DESCRIPTION OF THE TASK — Please copy every line of the records below that holds the word "chart".

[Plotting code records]
▼

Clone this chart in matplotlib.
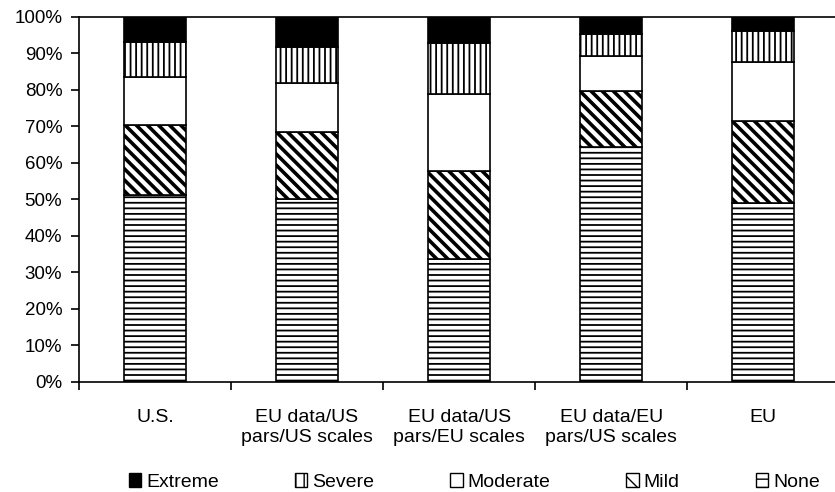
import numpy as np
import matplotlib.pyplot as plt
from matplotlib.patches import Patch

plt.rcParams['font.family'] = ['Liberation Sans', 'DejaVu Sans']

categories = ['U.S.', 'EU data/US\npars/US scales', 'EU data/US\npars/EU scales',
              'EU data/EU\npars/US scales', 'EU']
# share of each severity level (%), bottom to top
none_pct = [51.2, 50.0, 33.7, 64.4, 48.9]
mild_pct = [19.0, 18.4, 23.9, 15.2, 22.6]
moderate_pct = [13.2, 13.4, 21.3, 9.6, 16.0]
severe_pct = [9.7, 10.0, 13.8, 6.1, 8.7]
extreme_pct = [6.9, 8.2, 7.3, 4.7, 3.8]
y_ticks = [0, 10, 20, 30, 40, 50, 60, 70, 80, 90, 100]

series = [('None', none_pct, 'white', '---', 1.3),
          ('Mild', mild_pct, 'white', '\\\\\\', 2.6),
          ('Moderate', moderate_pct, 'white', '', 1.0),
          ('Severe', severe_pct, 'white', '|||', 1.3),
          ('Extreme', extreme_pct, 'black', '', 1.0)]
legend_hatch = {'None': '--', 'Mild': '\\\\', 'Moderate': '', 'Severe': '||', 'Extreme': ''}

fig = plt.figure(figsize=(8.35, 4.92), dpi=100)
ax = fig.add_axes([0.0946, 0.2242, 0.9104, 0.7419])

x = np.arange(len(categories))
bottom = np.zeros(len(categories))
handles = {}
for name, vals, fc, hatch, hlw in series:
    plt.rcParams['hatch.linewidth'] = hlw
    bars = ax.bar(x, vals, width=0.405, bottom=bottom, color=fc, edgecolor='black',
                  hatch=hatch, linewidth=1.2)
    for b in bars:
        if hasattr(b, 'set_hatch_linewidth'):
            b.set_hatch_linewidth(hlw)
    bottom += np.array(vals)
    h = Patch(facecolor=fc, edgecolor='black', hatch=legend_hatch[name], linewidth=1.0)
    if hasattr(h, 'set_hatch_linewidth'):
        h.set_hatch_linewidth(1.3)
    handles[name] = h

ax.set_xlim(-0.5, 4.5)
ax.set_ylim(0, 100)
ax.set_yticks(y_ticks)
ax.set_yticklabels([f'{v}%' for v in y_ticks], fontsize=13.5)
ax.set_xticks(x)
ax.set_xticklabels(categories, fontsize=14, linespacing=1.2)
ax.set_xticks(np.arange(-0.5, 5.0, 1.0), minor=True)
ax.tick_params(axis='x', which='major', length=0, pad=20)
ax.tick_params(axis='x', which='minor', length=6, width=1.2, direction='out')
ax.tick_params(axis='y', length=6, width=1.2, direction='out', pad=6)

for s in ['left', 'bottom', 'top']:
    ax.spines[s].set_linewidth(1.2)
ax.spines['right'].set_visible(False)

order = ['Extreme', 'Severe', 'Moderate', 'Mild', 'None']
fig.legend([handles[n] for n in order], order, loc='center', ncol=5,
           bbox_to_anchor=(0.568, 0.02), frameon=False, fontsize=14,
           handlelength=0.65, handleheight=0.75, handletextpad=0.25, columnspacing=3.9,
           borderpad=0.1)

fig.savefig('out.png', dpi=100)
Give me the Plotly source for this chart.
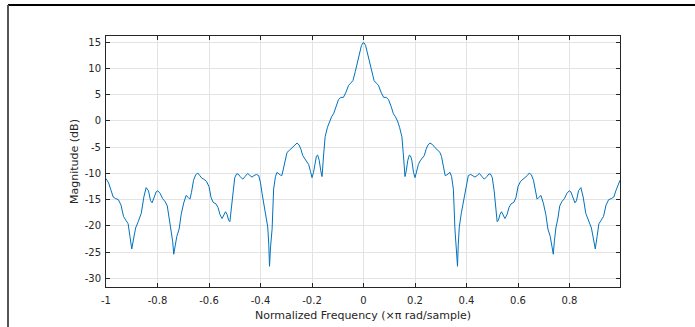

▲

RESULT —
Clone this chart in matplotlib.
Give me the Plotly source for this chart.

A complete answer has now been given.